[Short problem]
Give an exact copy of every line, leaving images out.

[Data shown]

----------

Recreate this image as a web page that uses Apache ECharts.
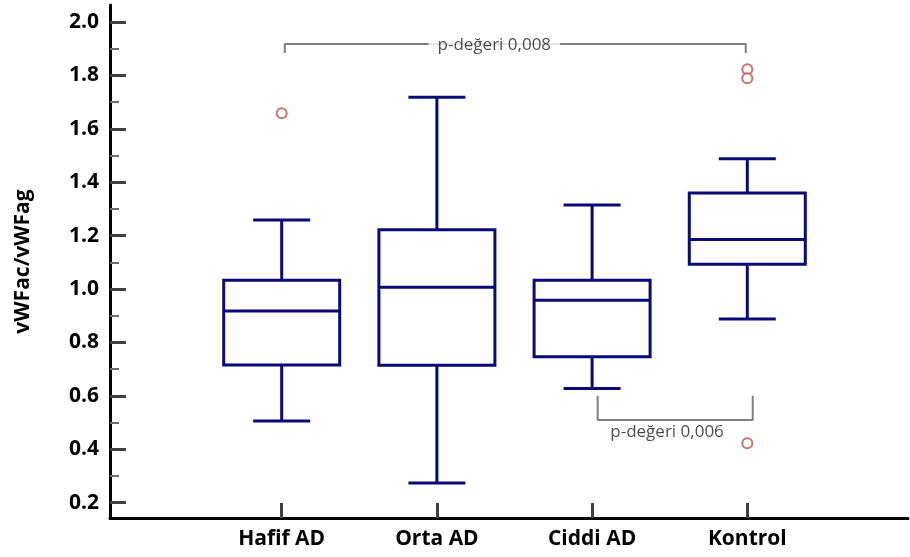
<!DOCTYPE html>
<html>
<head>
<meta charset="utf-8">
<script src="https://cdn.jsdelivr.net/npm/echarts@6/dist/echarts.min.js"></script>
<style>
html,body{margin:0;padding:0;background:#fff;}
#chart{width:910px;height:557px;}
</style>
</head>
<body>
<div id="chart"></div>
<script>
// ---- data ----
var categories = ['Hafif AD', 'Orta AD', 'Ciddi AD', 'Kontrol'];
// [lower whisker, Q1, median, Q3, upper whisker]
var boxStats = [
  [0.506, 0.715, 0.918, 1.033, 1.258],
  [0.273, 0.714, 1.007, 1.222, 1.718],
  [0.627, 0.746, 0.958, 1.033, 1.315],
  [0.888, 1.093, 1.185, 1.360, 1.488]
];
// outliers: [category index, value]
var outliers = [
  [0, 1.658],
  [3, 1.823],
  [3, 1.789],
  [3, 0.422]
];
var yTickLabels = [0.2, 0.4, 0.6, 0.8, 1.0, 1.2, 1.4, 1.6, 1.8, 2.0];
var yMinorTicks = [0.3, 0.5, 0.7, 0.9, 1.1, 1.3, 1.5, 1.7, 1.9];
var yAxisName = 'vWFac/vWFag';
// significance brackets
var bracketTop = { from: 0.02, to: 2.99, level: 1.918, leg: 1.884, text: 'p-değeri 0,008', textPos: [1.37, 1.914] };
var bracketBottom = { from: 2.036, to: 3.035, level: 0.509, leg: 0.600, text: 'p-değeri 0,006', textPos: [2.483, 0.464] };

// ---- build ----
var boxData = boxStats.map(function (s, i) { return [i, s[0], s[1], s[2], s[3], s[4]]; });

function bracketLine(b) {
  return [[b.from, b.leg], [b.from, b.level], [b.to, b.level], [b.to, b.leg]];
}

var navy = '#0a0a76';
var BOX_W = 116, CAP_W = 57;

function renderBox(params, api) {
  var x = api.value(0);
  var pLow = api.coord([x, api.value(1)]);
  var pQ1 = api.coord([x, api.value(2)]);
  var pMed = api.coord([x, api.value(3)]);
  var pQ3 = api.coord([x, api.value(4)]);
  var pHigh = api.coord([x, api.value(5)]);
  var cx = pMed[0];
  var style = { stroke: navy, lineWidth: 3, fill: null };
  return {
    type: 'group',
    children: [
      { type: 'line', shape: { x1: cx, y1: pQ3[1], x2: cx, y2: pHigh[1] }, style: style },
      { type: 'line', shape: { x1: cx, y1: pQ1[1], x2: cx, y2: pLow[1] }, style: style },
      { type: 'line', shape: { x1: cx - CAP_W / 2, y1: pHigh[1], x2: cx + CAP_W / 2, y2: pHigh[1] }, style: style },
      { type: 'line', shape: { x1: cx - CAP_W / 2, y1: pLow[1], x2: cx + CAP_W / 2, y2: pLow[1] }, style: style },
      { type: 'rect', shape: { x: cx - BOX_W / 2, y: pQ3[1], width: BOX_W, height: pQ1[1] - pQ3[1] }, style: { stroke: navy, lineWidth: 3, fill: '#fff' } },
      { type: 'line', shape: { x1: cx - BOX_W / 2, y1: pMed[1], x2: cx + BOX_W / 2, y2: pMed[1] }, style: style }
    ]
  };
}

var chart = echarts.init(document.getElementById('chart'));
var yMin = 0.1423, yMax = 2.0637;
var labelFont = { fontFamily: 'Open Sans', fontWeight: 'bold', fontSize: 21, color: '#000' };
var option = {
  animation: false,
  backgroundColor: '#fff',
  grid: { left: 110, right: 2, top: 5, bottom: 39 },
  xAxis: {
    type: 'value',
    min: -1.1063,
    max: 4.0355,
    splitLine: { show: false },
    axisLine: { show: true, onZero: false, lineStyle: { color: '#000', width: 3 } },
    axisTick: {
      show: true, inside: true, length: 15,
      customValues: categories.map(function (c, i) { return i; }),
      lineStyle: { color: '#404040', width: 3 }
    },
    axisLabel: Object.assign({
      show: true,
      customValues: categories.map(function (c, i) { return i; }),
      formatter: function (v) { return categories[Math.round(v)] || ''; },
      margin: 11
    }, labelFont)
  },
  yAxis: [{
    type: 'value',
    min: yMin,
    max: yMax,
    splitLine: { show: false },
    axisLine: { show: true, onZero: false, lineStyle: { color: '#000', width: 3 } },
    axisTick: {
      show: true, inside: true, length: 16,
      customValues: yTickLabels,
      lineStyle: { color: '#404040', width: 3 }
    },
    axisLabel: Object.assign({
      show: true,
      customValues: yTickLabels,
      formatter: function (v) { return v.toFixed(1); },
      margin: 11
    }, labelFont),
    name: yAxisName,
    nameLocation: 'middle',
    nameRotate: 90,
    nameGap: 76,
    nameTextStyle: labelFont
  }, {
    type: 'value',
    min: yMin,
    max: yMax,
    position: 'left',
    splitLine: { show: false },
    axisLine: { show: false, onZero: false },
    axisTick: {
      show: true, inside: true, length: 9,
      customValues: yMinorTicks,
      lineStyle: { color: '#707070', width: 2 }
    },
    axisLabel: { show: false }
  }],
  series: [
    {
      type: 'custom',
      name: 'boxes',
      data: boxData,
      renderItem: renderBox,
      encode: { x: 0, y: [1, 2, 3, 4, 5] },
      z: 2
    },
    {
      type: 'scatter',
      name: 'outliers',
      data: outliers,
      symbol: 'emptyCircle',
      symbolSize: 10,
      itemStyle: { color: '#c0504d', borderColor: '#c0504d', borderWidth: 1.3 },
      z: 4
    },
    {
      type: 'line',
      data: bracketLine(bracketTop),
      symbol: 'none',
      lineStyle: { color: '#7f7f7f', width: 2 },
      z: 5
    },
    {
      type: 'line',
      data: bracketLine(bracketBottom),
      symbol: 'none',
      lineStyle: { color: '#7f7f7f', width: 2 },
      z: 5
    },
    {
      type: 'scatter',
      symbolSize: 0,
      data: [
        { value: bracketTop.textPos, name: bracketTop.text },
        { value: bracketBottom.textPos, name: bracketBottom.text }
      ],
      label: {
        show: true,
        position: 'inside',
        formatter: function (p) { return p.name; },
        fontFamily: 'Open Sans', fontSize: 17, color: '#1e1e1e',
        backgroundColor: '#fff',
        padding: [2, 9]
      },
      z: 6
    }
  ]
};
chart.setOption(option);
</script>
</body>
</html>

----------

[Exercise result]
Recreate this image as a web page that uses Apache ECharts.
<!DOCTYPE html>
<html>
<head>
<meta charset="utf-8">
<script src="https://cdn.jsdelivr.net/npm/echarts@6/dist/echarts.min.js"></script>
<style>
html,body{margin:0;padding:0;background:#fff;}
#chart{width:910px;height:557px;}
</style>
</head>
<body>
<div id="chart"></div>
<script>
// ---- data ----
var categories = ['Hafif AD', 'Orta AD', 'Ciddi AD', 'Kontrol'];
// [lower whisker, Q1, median, Q3, upper whisker]
var boxStats = [
  [0.506, 0.715, 0.918, 1.033, 1.258],
  [0.273, 0.714, 1.007, 1.222, 1.718],
  [0.627, 0.746, 0.958, 1.033, 1.315],
  [0.888, 1.093, 1.185, 1.360, 1.488]
];
// outliers: [category index, value]
var outliers = [
  [0, 1.658],
  [3, 1.823],
  [3, 1.789],
  [3, 0.422]
];
var yTickLabels = [0.2, 0.4, 0.6, 0.8, 1.0, 1.2, 1.4, 1.6, 1.8, 2.0];
var yMinorTicks = [0.3, 0.5, 0.7, 0.9, 1.1, 1.3, 1.5, 1.7, 1.9];
var yAxisName = 'vWFac/vWFag';
// significance brackets
var bracketTop = { from: 0.02, to: 2.99, level: 1.918, leg: 1.884, text: 'p-değeri 0,008', textPos: [1.37, 1.914] };
var bracketBottom = { from: 2.036, to: 3.035, level: 0.509, leg: 0.600, text: 'p-değeri 0,006', textPos: [2.483, 0.464] };

// ---- build ----
var boxData = boxStats.map(function (s, i) { return [i, s[0], s[1], s[2], s[3], s[4]]; });

function bracketLine(b) {
  return [[b.from, b.leg], [b.from, b.level], [b.to, b.level], [b.to, b.leg]];
}

var navy = '#0a0a76';
var BOX_W = 116, CAP_W = 57;

function renderBox(params, api) {
  var x = api.value(0);
  var pLow = api.coord([x, api.value(1)]);
  var pQ1 = api.coord([x, api.value(2)]);
  var pMed = api.coord([x, api.value(3)]);
  var pQ3 = api.coord([x, api.value(4)]);
  var pHigh = api.coord([x, api.value(5)]);
  var cx = pMed[0];
  var style = { stroke: navy, lineWidth: 3, fill: null };
  return {
    type: 'group',
    children: [
      { type: 'line', shape: { x1: cx, y1: pQ3[1], x2: cx, y2: pHigh[1] }, style: style },
      { type: 'line', shape: { x1: cx, y1: pQ1[1], x2: cx, y2: pLow[1] }, style: style },
      { type: 'line', shape: { x1: cx - CAP_W / 2, y1: pHigh[1], x2: cx + CAP_W / 2, y2: pHigh[1] }, style: style },
      { type: 'line', shape: { x1: cx - CAP_W / 2, y1: pLow[1], x2: cx + CAP_W / 2, y2: pLow[1] }, style: style },
      { type: 'rect', shape: { x: cx - BOX_W / 2, y: pQ3[1], width: BOX_W, height: pQ1[1] - pQ3[1] }, style: { stroke: navy, lineWidth: 3, fill: '#fff' } },
      { type: 'line', shape: { x1: cx - BOX_W / 2, y1: pMed[1], x2: cx + BOX_W / 2, y2: pMed[1] }, style: style }
    ]
  };
}

var chart = echarts.init(document.getElementById('chart'));
var yMin = 0.1423, yMax = 2.0637;
var labelFont = { fontFamily: 'Open Sans', fontWeight: 'bold', fontSize: 21, color: '#000' };
var option = {
  animation: false,
  backgroundColor: '#fff',
  grid: { left: 110, right: 2, top: 5, bottom: 39 },
  xAxis: {
    type: 'value',
    min: -1.1063,
    max: 4.0355,
    splitLine: { show: false },
    axisLine: { show: true, onZero: false, lineStyle: { color: '#000', width: 3 } },
    axisTick: {
      show: true, inside: true, length: 15,
      customValues: categories.map(function (c, i) { return i; }),
      lineStyle: { color: '#404040', width: 3 }
    },
    axisLabel: Object.assign({
      show: true,
      customValues: categories.map(function (c, i) { return i; }),
      formatter: function (v) { return categories[Math.round(v)] || ''; },
      margin: 11
    }, labelFont)
  },
  yAxis: [{
    type: 'value',
    min: yMin,
    max: yMax,
    splitLine: { show: false },
    axisLine: { show: true, onZero: false, lineStyle: { color: '#000', width: 3 } },
    axisTick: {
      show: true, inside: true, length: 16,
      customValues: yTickLabels,
      lineStyle: { color: '#404040', width: 3 }
    },
    axisLabel: Object.assign({
      show: true,
      customValues: yTickLabels,
      formatter: function (v) { return v.toFixed(1); },
      margin: 11
    }, labelFont),
    name: yAxisName,
    nameLocation: 'middle',
    nameRotate: 90,
    nameGap: 76,
    nameTextStyle: labelFont
  }, {
    type: 'value',
    min: yMin,
    max: yMax,
    position: 'left',
    splitLine: { show: false },
    axisLine: { show: false, onZero: false },
    axisTick: {
      show: true, inside: true, length: 9,
      customValues: yMinorTicks,
      lineStyle: { color: '#707070', width: 2 }
    },
    axisLabel: { show: false }
  }],
  series: [
    {
      type: 'custom',
      name: 'boxes',
      data: boxData,
      renderItem: renderBox,
      encode: { x: 0, y: [1, 2, 3, 4, 5] },
      z: 2
    },
    {
      type: 'scatter',
      name: 'outliers',
      data: outliers,
      symbol: 'emptyCircle',
      symbolSize: 10,
      itemStyle: { color: '#c0504d', borderColor: '#c0504d', borderWidth: 1.3 },
      z: 4
    },
    {
      type: 'line',
      data: bracketLine(bracketTop),
      symbol: 'none',
      lineStyle: { color: '#7f7f7f', width: 2 },
      z: 5
    },
    {
      type: 'line',
      data: bracketLine(bracketBottom),
      symbol: 'none',
      lineStyle: { color: '#7f7f7f', width: 2 },
      z: 5
    },
    {
      type: 'scatter',
      symbolSize: 0,
      data: [
        { value: bracketTop.textPos, name: bracketTop.text },
        { value: bracketBottom.textPos, name: bracketBottom.text }
      ],
      label: {
        show: true,
        position: 'inside',
        formatter: function (p) { return p.name; },
        fontFamily: 'Open Sans', fontSize: 17, color: '#1e1e1e',
        backgroundColor: '#fff',
        padding: [2, 9]
      },
      z: 6
    }
  ]
};
chart.setOption(option);
</script>
</body>
</html>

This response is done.